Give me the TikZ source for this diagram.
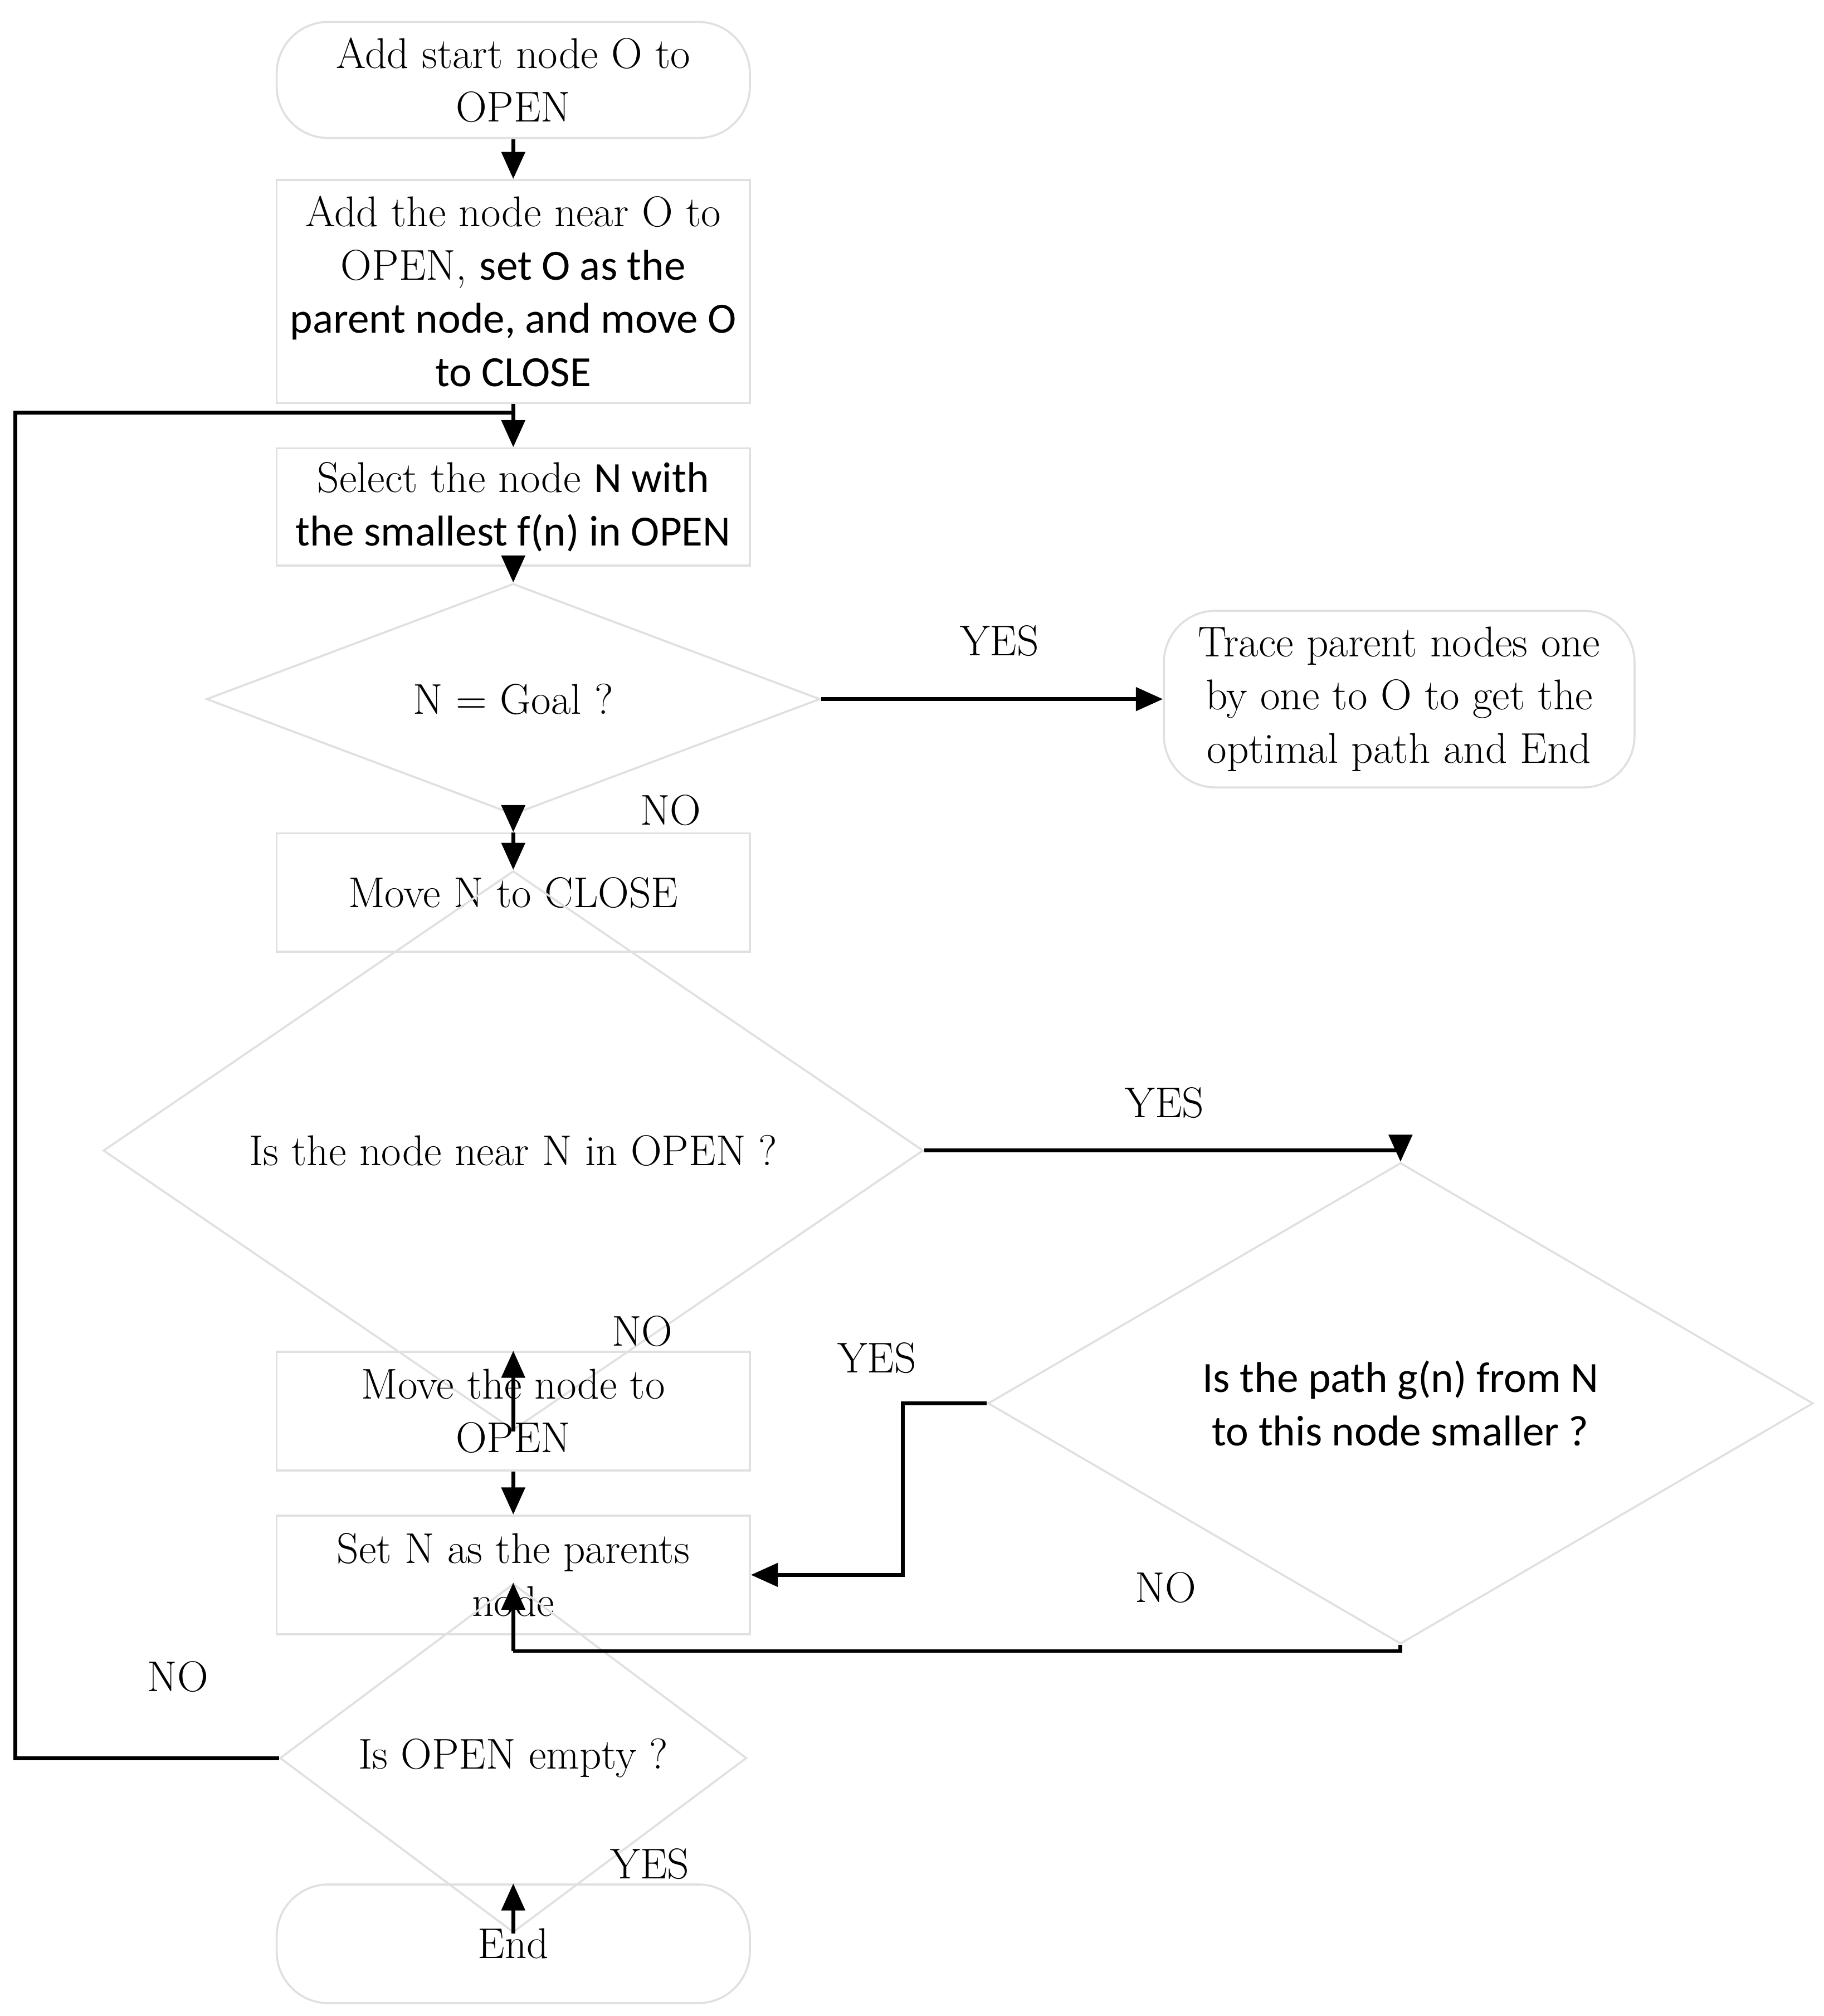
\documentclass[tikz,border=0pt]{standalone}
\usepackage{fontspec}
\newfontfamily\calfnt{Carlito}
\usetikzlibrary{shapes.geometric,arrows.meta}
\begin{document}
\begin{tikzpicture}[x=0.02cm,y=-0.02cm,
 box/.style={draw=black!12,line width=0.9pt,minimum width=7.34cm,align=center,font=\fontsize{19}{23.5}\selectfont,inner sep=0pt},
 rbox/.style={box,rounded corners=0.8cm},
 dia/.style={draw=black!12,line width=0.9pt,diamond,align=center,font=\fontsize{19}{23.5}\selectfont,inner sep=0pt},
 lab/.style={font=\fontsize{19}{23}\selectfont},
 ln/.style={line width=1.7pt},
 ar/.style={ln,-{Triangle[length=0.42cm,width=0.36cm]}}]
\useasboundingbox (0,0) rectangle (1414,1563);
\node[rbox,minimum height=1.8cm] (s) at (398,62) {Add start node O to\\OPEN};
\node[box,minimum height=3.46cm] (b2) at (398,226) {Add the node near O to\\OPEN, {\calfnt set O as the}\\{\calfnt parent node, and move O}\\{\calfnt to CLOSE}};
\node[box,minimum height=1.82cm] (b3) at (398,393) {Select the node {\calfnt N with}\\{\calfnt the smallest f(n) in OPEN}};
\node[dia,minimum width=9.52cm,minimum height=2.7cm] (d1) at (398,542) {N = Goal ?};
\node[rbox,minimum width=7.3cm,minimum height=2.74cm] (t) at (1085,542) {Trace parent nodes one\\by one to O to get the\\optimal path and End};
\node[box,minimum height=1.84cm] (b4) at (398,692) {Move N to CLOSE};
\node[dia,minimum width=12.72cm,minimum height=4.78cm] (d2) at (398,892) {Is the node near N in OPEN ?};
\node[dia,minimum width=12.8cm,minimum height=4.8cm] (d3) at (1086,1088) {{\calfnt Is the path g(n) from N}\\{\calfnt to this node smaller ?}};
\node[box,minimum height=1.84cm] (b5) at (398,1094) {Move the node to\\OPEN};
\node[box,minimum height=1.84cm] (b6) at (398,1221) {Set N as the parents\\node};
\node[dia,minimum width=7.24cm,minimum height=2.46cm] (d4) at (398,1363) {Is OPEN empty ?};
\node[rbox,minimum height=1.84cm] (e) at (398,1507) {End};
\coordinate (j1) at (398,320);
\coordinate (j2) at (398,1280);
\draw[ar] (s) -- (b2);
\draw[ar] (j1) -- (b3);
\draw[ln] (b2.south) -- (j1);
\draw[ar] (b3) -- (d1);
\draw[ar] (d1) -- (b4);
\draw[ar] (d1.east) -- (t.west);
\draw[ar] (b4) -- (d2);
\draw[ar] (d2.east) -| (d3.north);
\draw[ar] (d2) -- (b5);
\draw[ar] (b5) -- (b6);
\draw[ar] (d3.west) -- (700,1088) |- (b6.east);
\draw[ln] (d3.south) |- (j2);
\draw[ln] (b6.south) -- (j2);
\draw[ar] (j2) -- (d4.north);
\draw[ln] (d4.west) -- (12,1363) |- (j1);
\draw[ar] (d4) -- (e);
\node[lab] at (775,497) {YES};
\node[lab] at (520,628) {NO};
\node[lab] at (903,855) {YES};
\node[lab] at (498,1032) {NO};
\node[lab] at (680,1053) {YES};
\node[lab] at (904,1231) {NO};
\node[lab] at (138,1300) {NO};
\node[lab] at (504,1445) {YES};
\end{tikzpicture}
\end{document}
● ● ● ● ● ● ●
▶ WHAT YOU SHOULD DO: Leave out the pictures and transcribe everything else exactly.

▶ ANSWER:
Give me the TikZ source for this diagram.
\documentclass[tikz,border=0pt]{standalone}
\usepackage{fontspec}
\newfontfamily\calfnt{Carlito}
\usetikzlibrary{shapes.geometric,arrows.meta}
\begin{document}
\begin{tikzpicture}[x=0.02cm,y=-0.02cm,
 box/.style={draw=black!12,line width=0.9pt,minimum width=7.34cm,align=center,font=\fontsize{19}{23.5}\selectfont,inner sep=0pt},
 rbox/.style={box,rounded corners=0.8cm},
 dia/.style={draw=black!12,line width=0.9pt,diamond,align=center,font=\fontsize{19}{23.5}\selectfont,inner sep=0pt},
 lab/.style={font=\fontsize{19}{23}\selectfont},
 ln/.style={line width=1.7pt},
 ar/.style={ln,-{Triangle[length=0.42cm,width=0.36cm]}}]
\useasboundingbox (0,0) rectangle (1414,1563);
\node[rbox,minimum height=1.8cm] (s) at (398,62) {Add start node O to\\OPEN};
\node[box,minimum height=3.46cm] (b2) at (398,226) {Add the node near O to\\OPEN, {\calfnt set O as the}\\{\calfnt parent node, and move O}\\{\calfnt to CLOSE}};
\node[box,minimum height=1.82cm] (b3) at (398,393) {Select the node {\calfnt N with}\\{\calfnt the smallest f(n) in OPEN}};
\node[dia,minimum width=9.52cm,minimum height=2.7cm] (d1) at (398,542) {N = Goal ?};
\node[rbox,minimum width=7.3cm,minimum height=2.74cm] (t) at (1085,542) {Trace parent nodes one\\by one to O to get the\\optimal path and End};
\node[box,minimum height=1.84cm] (b4) at (398,692) {Move N to CLOSE};
\node[dia,minimum width=12.72cm,minimum height=4.78cm] (d2) at (398,892) {Is the node near N in OPEN ?};
\node[dia,minimum width=12.8cm,minimum height=4.8cm] (d3) at (1086,1088) {{\calfnt Is the path g(n) from N}\\{\calfnt to this node smaller ?}};
\node[box,minimum height=1.84cm] (b5) at (398,1094) {Move the node to\\OPEN};
\node[box,minimum height=1.84cm] (b6) at (398,1221) {Set N as the parents\\node};
\node[dia,minimum width=7.24cm,minimum height=2.46cm] (d4) at (398,1363) {Is OPEN empty ?};
\node[rbox,minimum height=1.84cm] (e) at (398,1507) {End};
\coordinate (j1) at (398,320);
\coordinate (j2) at (398,1280);
\draw[ar] (s) -- (b2);
\draw[ar] (j1) -- (b3);
\draw[ln] (b2.south) -- (j1);
\draw[ar] (b3) -- (d1);
\draw[ar] (d1) -- (b4);
\draw[ar] (d1.east) -- (t.west);
\draw[ar] (b4) -- (d2);
\draw[ar] (d2.east) -| (d3.north);
\draw[ar] (d2) -- (b5);
\draw[ar] (b5) -- (b6);
\draw[ar] (d3.west) -- (700,1088) |- (b6.east);
\draw[ln] (d3.south) |- (j2);
\draw[ln] (b6.south) -- (j2);
\draw[ar] (j2) -- (d4.north);
\draw[ln] (d4.west) -- (12,1363) |- (j1);
\draw[ar] (d4) -- (e);
\node[lab] at (775,497) {YES};
\node[lab] at (520,628) {NO};
\node[lab] at (903,855) {YES};
\node[lab] at (498,1032) {NO};
\node[lab] at (680,1053) {YES};
\node[lab] at (904,1231) {NO};
\node[lab] at (138,1300) {NO};
\node[lab] at (504,1445) {YES};
\end{tikzpicture}
\end{document}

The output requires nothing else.